_RECORDED INFORMATION_:
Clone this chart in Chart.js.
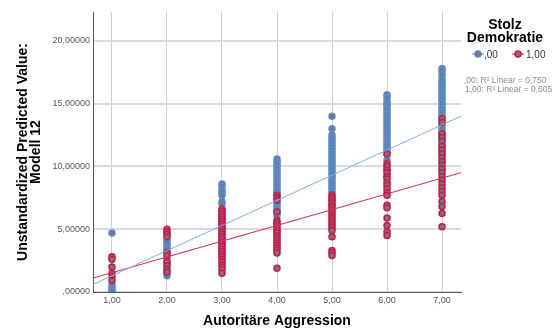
<!DOCTYPE html>
<html>
<head>
<meta charset="utf-8">
<script src="https://cdn.jsdelivr.net/npm/chart.js@4.4.1/dist/chart.umd.min.js"></script>
<style>
  html, body { margin: 0; padding: 0; background: #fff; }
  #wrap { width: 558px; height: 329px; }
</style>
</head>
<body>
<div id="wrap"><canvas id="chart" width="558" height="329"></canvas></div>
<script>
// Autoritäre Aggression categories (x)
const xCats = [1, 2, 3, 4, 5, 6, 7]

// Stolz Demokratie = ,00 (blue) - predicted values per category
const groupNull = [
    [4.7, 0.55, 0.35, 0.15, 0.0],
    [4.1, 3.9, 3.7, 3.5, 3.3, 3.15, 2.7, 2.3, 1.45, 1.3],
    [8.6, 8.4, 8.1, 7.9, 7.7, 7.2, 7.0, 6.5, 6.2, 5.9, 5.5, 5.1, 4.7, 4.3, 3.9, 3.4, 2.9],
    [10.6, 10.4, 10.2, 10.0, 9.8, 9.6, 9.4, 9.2, 9.0, 8.8, 8.6, 8.4, 8.2, 8.0, 7.8, 7.1, 6.9, 6.7, 6.5, 6.3, 6.1, 5.5, 4.8],
    [14.0, 13.0, 12.5, 12.3, 12.1, 11.9, 11.7, 11.5, 11.3, 11.1, 10.9, 10.7, 10.5, 10.3, 10.1, 9.9, 9.7, 9.5, 9.3, 9.1, 8.9, 8.7, 8.5, 8.3, 8.1, 7.9, 7.4, 6.9],
    [15.7, 15.5, 15.2, 15.0, 14.8, 14.6, 14.4, 14.2, 14.0, 13.8, 13.6, 13.4, 13.2, 13.0, 12.8, 12.6, 12.4, 12.2, 12.0, 11.8, 11.6, 11.4, 11.2, 11.0, 10.5, 9.8, 9.2],
    [17.8, 17.6, 17.3, 17.0, 16.8, 16.6, 16.4, 16.2, 16.0, 15.8, 15.6, 15.4, 15.2, 15.0, 14.8, 14.6, 14.4, 14.2, 14.0, 13.7, 13.3, 13.0, 12.7, 12.4, 12.1, 11.8, 11.5, 11.2, 10.9, 10.4, 9.8]
]

// Stolz Demokratie = 1,00 (red)
const groupOne = [
    [2.8, 2.6, 2.0, 1.5, 1.2, 0.9],
    [5.0, 4.8, 4.6, 4.4, 3.1, 2.9, 2.4, 2.1, 1.8, 1.6],
    [6.6, 6.4, 6.2, 6.0, 5.8, 5.6, 5.4, 5.2, 5.0, 4.8, 4.6, 4.4, 4.2, 4.0, 3.8, 3.6, 3.4, 3.2, 3.0, 2.8, 2.6, 2.4, 2.2, 2.0, 1.8, 1.5],
    [7.7, 7.5, 7.3, 6.4, 5.7, 5.5, 5.3, 5.1, 4.9, 4.7, 4.5, 4.3, 4.1, 3.9, 3.7, 3.5, 3.3, 3.1, 1.9],
    [7.7, 7.5, 7.3, 7.1, 6.9, 6.7, 6.5, 6.3, 6.1, 5.9, 5.7, 5.5, 5.3, 5.1, 4.9, 4.4, 3.3, 3.1, 2.9],
    [11.0, 10.2, 10.0, 9.7, 9.5, 9.2, 9.0, 8.7, 8.5, 8.2, 7.9, 7.7, 6.9, 6.7, 5.9, 5.3, 4.8, 4.5],
    [13.8, 13.5, 12.6, 12.3, 12.0, 11.6, 11.3, 11.0, 10.7, 10.4, 10.1, 9.8, 9.5, 9.2, 8.9, 8.6, 8.3, 8.0, 7.7, 7.2, 6.8, 6.25, 5.2]
]

// linear fits: [intercept, slope]
const fitNull = [-0.71, 2.003]
const fitOne = [0.28, 1.256]
const r2Labels = [',00: R\u00b2 Linear = 0,750', '1,00: R\u00b2 Linear = 0,605']
const groupLabels = [',00', '1,00']

const xMin = 0.655, xMax = 7.345
const yMax = 22.3

const blue = 'rgb(88,140,210)'
const red = 'rgb(204,24,72)'
const fill = '#777777'
const FONT = '"Liberation Sans", Arial, sans-serif'

function points(groups) {
    const out = []
    groups.forEach((vals, i) => vals.forEach(v => out.push({ x: xCats[i], y: v })))
    return out
}
function fitLine(fit) {
    return [xMin, xMax].map(x => ({ x: x, y: fit[0] + fit[1] * x }))
}
function fmt(v, d) {
    let s = v.toFixed(d).replace('.', ',')
    if (s.startsWith('0,')) s = s.slice(1)
    return s
}

const legendPlugin = {
    id: 'spssLegend',
    afterDraw(chart) {
        const ctx = chart.ctx
        ctx.save()
        ctx.fillStyle = '#000'
        ctx.textAlign = 'center'
        ctx.textBaseline = 'middle'
        ctx.font = 'bold 14px ' + FONT
        ctx.fillText('Stolz', 505, 25)
        ctx.fillText('Demokratie', 505, 38)
        // items
        const items = [[478, blue, groupLabels[0], 484], [518, red, groupLabels[1], 526]]
        items.forEach(([cx, col, txt, tx]) => {
            ctx.strokeStyle = col
            ctx.lineWidth = 1
            ctx.beginPath()
            ctx.moveTo(cx - 6, 54)
            ctx.lineTo(cx + 6, 54)
            ctx.stroke()
            ctx.beginPath()
            ctx.arc(cx, 54, 3, 0, Math.PI * 2)
            ctx.fillStyle = fill
            ctx.fill()
            ctx.lineWidth = 1.5
            ctx.stroke()
            ctx.fillStyle = '#333'
            ctx.textAlign = 'left'
            ctx.font = '10px ' + FONT
            ctx.fillText(txt, tx, 55)
        })
        ctx.fillStyle = '#8a8a8a'
        ctx.font = '8.5px ' + FONT
        ctx.textAlign = 'left'
        ctx.fillText(r2Labels[0], 464, 81)
        ctx.fillText(r2Labels[1], 465, 90)
        ctx.restore()
    }
}

const ctx = document.getElementById('chart')
const chart = new Chart(ctx, {
    type: 'scatter',
    data: {
        datasets: [
            {
                type: 'line', data: fitLine(fitNull), borderColor: 'rgb(125,172,238)', borderWidth: 1,
                pointRadius: 0, fill: false, order: 0
            },
            {
                type: 'line', data: fitLine(fitOne), borderColor: 'rgb(226,40,82)', borderWidth: 1,
                pointRadius: 0, fill: false, order: 0
            },
            {
                data: points(groupOne), backgroundColor: fill, borderColor: red,
                pointRadius: 3, borderWidth: 1.5, order: 1
            },
            {
                data: points(groupNull), backgroundColor: fill, borderColor: blue,
                pointRadius: 3, borderWidth: 1.5, order: 2
            }
        ]
    },
    options: {
        responsive: false,
        animation: false,
        layout: { padding: { left: 0, right: 97, top: 12, bottom: 0 } },
        plugins: { legend: { display: false }, tooltip: { enabled: false } },
        scales: {
            x: {
                type: 'linear', min: xMin, max: xMax,
                afterFit(scale) { scale.height = 37 },
                ticks: {
                    stepSize: 1, includeBounds: false, padding: 3,
                    color: '#555', font: { family: FONT, size: 9 },
                    callback: v => fmt(v, 2)
                },
                grid: { color: '#cfcfcf', lineWidth: 1, drawTicks: false },
                border: { color: '#555', width: 1 },
                title: {
                    display: true, text: 'Autoritäre Aggression', color: '#000',
                    font: { family: FONT, size: 14, weight: 'bold', lineHeight: 1 },
                    padding: { top: 0, bottom: 1 }
                }
            },
            y: {
                type: 'linear', min: 0, max: yMax,
                afterFit(scale) { scale.width = 93 },
                ticks: {
                    stepSize: 5, includeBounds: false, padding: 3,
                    color: '#555', font: { family: FONT, size: 9 },
                    callback: v => fmt(v, 5)
                },
                grid: { color: '#dadada', lineWidth: 2, drawTicks: false },
                border: { color: '#555', width: 1 },
                title: {
                    display: true, text: ['Unstandardized Predicted Value:', 'Modell 12'], color: '#000',
                    font: { family: FONT, size: 14, weight: 'bold', lineHeight: 0.93 },
                    padding: { top: 16.5, bottom: 0 }
                }
            }
        }
    },
    plugins: [legendPlugin]
})
</script>
</body>
</html>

_JOB_:
Your task is to reproduce exactly the lines from the start of the data above through the line containing "const xCats = [1, 2, 3, 4, 5, 6, 7]", leaving every picture out.

_SOLVED EXERCISE_:
Clone this chart in Chart.js.
<!DOCTYPE html>
<html>
<head>
<meta charset="utf-8">
<script src="https://cdn.jsdelivr.net/npm/chart.js@4.4.1/dist/chart.umd.min.js"></script>
<style>
  html, body { margin: 0; padding: 0; background: #fff; }
  #wrap { width: 558px; height: 329px; }
</style>
</head>
<body>
<div id="wrap"><canvas id="chart" width="558" height="329"></canvas></div>
<script>
// Autoritäre Aggression categories (x)
const xCats = [1, 2, 3, 4, 5, 6, 7]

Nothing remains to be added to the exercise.